→ What is expected
Write each line of the material exactly as given, from the top through the line that contains "var yTicks = [0, 5, 10, 15, 20];", and omit all pictures.

→ Provided material
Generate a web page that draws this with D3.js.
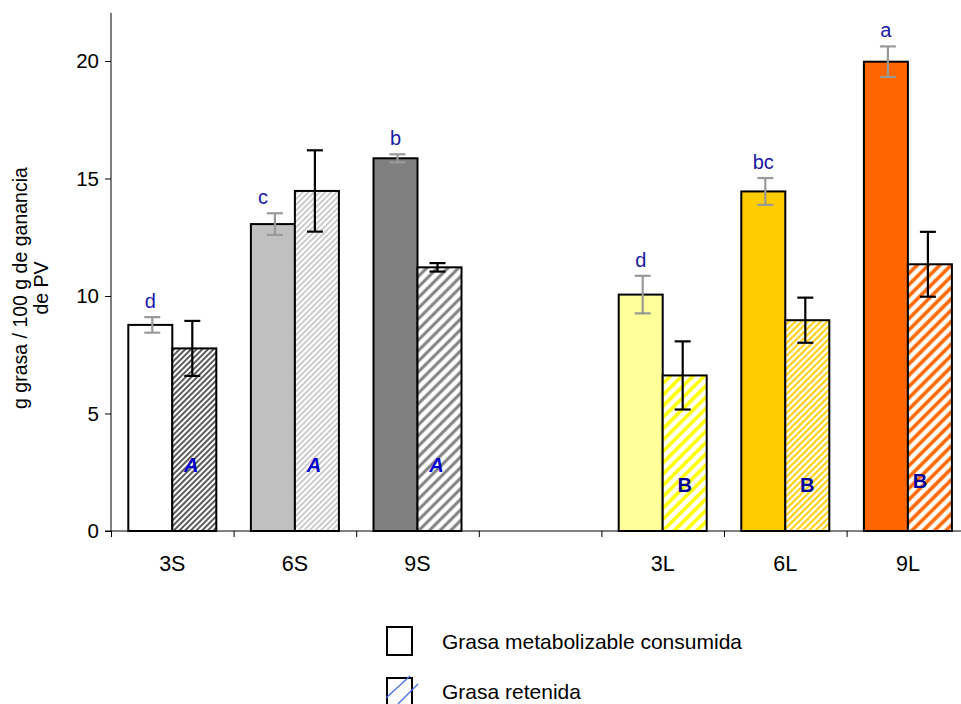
<!DOCTYPE html>
<html>
<head>
<meta charset="utf-8">
<script src="https://cdn.jsdelivr.net/npm/d3@7"></script>
<style>
  body { margin: 0; background: #fff; }
  text { font-family: Arial, "Liberation Sans", sans-serif; }
</style>
</head>
<body>
<div id="chart"></div>
<script>
// data
var groups = ["3S", "6S", "9S", "gap", "3L", "6L", "9L"];
var groupLabels = ["3S", "6S", "9S", "", "3L", "6L", "9L"];
var consumida = [8.77, 13.06, 15.86, null, 10.06, 14.45, 19.97];
var consumidaErr = [0.33, 0.46, 0.17, null, 0.8, 0.57, 0.65];
var retenida = [7.77, 14.47, 11.22, null, 6.62, 8.97, 11.35];
var retenidaErr = [1.17, 1.73, 0.18, null, 1.45, 0.96, 1.38];
var letrasMin = ["d", "c", "b", "", "d", "bc", "a"];
var letrasMay = ["A", "A", "A", "", "B", "B", "B"];
var yTicks = [0, 5, 10, 15, 20];

var fillMetab = ["#ffffff", "#c0c0c0", "#808080", null, "#ffff99", "#ffcc00", "#ff6600"];
// hatch: colour, line width, spacing
var hatch = [
  { c: "#333333", w: 1.6, s: 4 },
  { c: "#c0c0c0", w: 1.6, s: 4 },
  { c: "#808080", w: 3, s: 7.5 },
  null,
  { c: "#ffff00", w: 3.5, s: 8 },
  { c: "#ffcc00", w: 2, s: 4.5 },
  { c: "#ff6600", w: 3.5, s: 8 }
];

var svgWidth = 961;
var svgHeight = 704;

var svg = d3.select("#chart")
  .append("svg")
  .attr("width", svgWidth)
  .attr("height", svgHeight);

var defs = svg.append("defs");
hatch.forEach(function(h, i) {
  if (!h) return;
  var p = defs.append("pattern")
    .attr("id", "hatch" + i)
    .attr("patternUnits", "userSpaceOnUse")
    .attr("width", h.s)
    .attr("height", h.s)
    .attr("patternTransform", "rotate(45)");
  p.append("rect").attr("width", h.s).attr("height", h.s).attr("fill", "#fff");
  p.append("line")
    .attr("x1", h.s / 2).attr("x2", h.s / 2)
    .attr("y1", 0).attr("y2", h.s)
    .attr("stroke", h.c)
    .attr("stroke-width", h.w);
});

var x0 = 111, y0 = 531;
var x = d3.scaleBand()
  .domain(groups)
  .range([x0, x0 + 7 * 122.6]);
var xEdge = d3.scaleLinear().domain([0, 7]).range(x.range());
var y = d3.scaleLinear()
  .domain([0, 20])
  .range([y0, 61]);

var barW = 44;

// y axis
var yAxis = svg.append("g")
  .attr("transform", "translate(" + x0 + ",0)")
  .call(d3.axisLeft(y).tickValues(yTicks).tickSize(6).tickSizeOuter(0));
yAxis.select(".domain").attr("d", "M0," + y0 + "V" + y(22.05));
yAxis.selectAll("text").attr("font-size", 20.5).attr("font-family", "Arial, 'Liberation Sans', sans-serif").attr("dx", "-3");
yAxis.selectAll("line, path").attr("stroke", "#000");

// x axis with ticks at band edges
var xAxis = svg.append("g")
  .attr("transform", "translate(0," + y0 + ")")
  .call(d3.axisBottom(xEdge).tickValues(d3.range(0, 8)).tickFormat("").tickSize(6).tickSizeOuter(0));
xAxis.selectAll("line, path").attr("stroke", "#000");
xAxis.select(".domain").attr("d", "M" + (x0 - 6) + ",0H" + svgWidth);

svg.append("g")
  .selectAll("text")
  .data(groups)
  .enter()
  .append("text")
  .attr("x", d => x(d) + x.bandwidth() / 2)
  .attr("y", 571)
  .attr("text-anchor", "middle")
  .attr("font-size", 21.5)
  .text((d, i) => groupLabels[i]);

// y title
var yTitle = svg.append("text")
  .attr("transform", "translate(27,288) rotate(-90)")
  .attr("text-anchor", "middle")
  .attr("font-size", 19.5);
yTitle.append("tspan").attr("x", 0).attr("dy", 0).text("g grasa / 100 g de ganancia");
yTitle.append("tspan").attr("x", 0).attr("dy", 21).text("de PV");

var idx = d3.range(groups.length).filter(i => consumida[i] != null);

// bars
var bars = svg.append("g");
bars.selectAll("rect.metab")
  .data(idx)
  .enter()
  .append("rect")
  .attr("class", "metab")
  .attr("x", i => x(groups[i]) + x.bandwidth() / 2 - barW)
  .attr("y", i => y(consumida[i]))
  .attr("width", barW)
  .attr("height", i => y0 - y(consumida[i]))
  .attr("fill", i => fillMetab[i])
  .attr("stroke", "#000")
  .attr("stroke-width", 2);

bars.selectAll("rect.ret")
  .data(idx)
  .enter()
  .append("rect")
  .attr("class", "ret")
  .attr("x", i => x(groups[i]) + x.bandwidth() / 2)
  .attr("y", i => y(retenida[i]))
  .attr("width", barW)
  .attr("height", i => y0 - y(retenida[i]))
  .attr("fill", i => "url(#hatch" + i + ")")
  .attr("stroke", "#000")
  .attr("stroke-width", 2);

// error bars
function errBars(vals, errs, dx, colour) {
  var g = svg.append("g").attr("stroke", colour).attr("stroke-width", 2.2);
  idx.forEach(function(i) {
    var cx = x(groups[i]) + x.bandwidth() / 2 + dx;
    var hi = y(vals[i] + errs[i]), lo = y(vals[i] - errs[i]);
    g.append("line").attr("x1", cx).attr("x2", cx).attr("y1", hi).attr("y2", lo);
    g.append("line").attr("x1", cx - 8).attr("x2", cx + 8).attr("y1", hi).attr("y2", hi);
    g.append("line").attr("x1", cx - 8).attr("x2", cx + 8).attr("y1", lo).attr("y2", lo);
  });
}
errBars(consumida, consumidaErr, -barW / 2 + 2, "#999999");
errBars(retenida, retenidaErr, barW / 2 - 2, "#000000");

// letters
svg.append("g")
  .selectAll("text")
  .data(idx)
  .enter()
  .append("text")
  .attr("x", i => x(groups[i]) + x.bandwidth() / 2 - barW / 2 - (i === 1 ? 10 : 0))
  .attr("y", i => y(consumida[i] + consumidaErr[i]) - 9)
  .attr("text-anchor", "middle")
  .attr("font-size", 20)
  .attr("font-family", "'DejaVu Sans', sans-serif")
  .attr("fill", "#1a1aa6")
  .text(i => letrasMin[i]);

svg.append("g")
  .selectAll("text")
  .data(idx)
  .enter()
  .append("text")
  .attr("x", i => x(groups[i]) + x.bandwidth() / 2 + barW / 2 - (i === 6 ? 10 : 0) - (letrasMay[i] === "A" ? 3 : 0))
  .attr("y", i => letrasMay[i] === "A" ? 472 : (i === 6 ? 488 : 492))
  .attr("text-anchor", "middle")
  .attr("font-size", 20)
  .attr("font-weight", "bold")
  .attr("font-style", i => letrasMay[i] === "A" ? "italic" : "normal")
  .attr("font-family", "'DejaVu Sans', sans-serif")
  .attr("fill", i => letrasMay[i] === "A" ? "#0000cc" : "#000099")
  .text(i => letrasMay[i]);

// legend
var legend = svg.append("g");
legend.append("rect")
  .attr("x", 387).attr("y", 627).attr("width", 25).attr("height", 28)
  .attr("fill", "#fff").attr("stroke", "#000").attr("stroke-width", 2);
legend.append("text")
  .attr("x", 442).attr("y", 649).attr("font-size", 21)
  .text("Grasa metabolizable consumida");
legend.append("rect")
  .attr("x", 387).attr("y", 678).attr("width", 25).attr("height", 30)
  .attr("fill", "#fff").attr("stroke", "#000").attr("stroke-width", 2);
legend.append("line")
  .attr("x1", 386).attr("y1", 698).attr("x2", 410).attr("y2", 676)
  .attr("stroke", "#4a6ee0").attr("stroke-width", 1.3);
legend.append("line")
  .attr("x1", 398).attr("y1", 704).attr("x2", 418).attr("y2", 684)
  .attr("stroke", "#4a6ee0").attr("stroke-width", 1.3);
legend.append("text")
  .attr("x", 442).attr("y", 699).attr("font-size", 21)
  .text("Grasa retenida");
</script>
</body>
</html>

→ Solution
Generate a web page that draws this with D3.js.
<!DOCTYPE html>
<html>
<head>
<meta charset="utf-8">
<script src="https://cdn.jsdelivr.net/npm/d3@7"></script>
<style>
  body { margin: 0; background: #fff; }
  text { font-family: Arial, "Liberation Sans", sans-serif; }
</style>
</head>
<body>
<div id="chart"></div>
<script>
// data
var groups = ["3S", "6S", "9S", "gap", "3L", "6L", "9L"];
var groupLabels = ["3S", "6S", "9S", "", "3L", "6L", "9L"];
var consumida = [8.77, 13.06, 15.86, null, 10.06, 14.45, 19.97];
var consumidaErr = [0.33, 0.46, 0.17, null, 0.8, 0.57, 0.65];
var retenida = [7.77, 14.47, 11.22, null, 6.62, 8.97, 11.35];
var retenidaErr = [1.17, 1.73, 0.18, null, 1.45, 0.96, 1.38];
var letrasMin = ["d", "c", "b", "", "d", "bc", "a"];
var letrasMay = ["A", "A", "A", "", "B", "B", "B"];
var yTicks = [0, 5, 10, 15, 20];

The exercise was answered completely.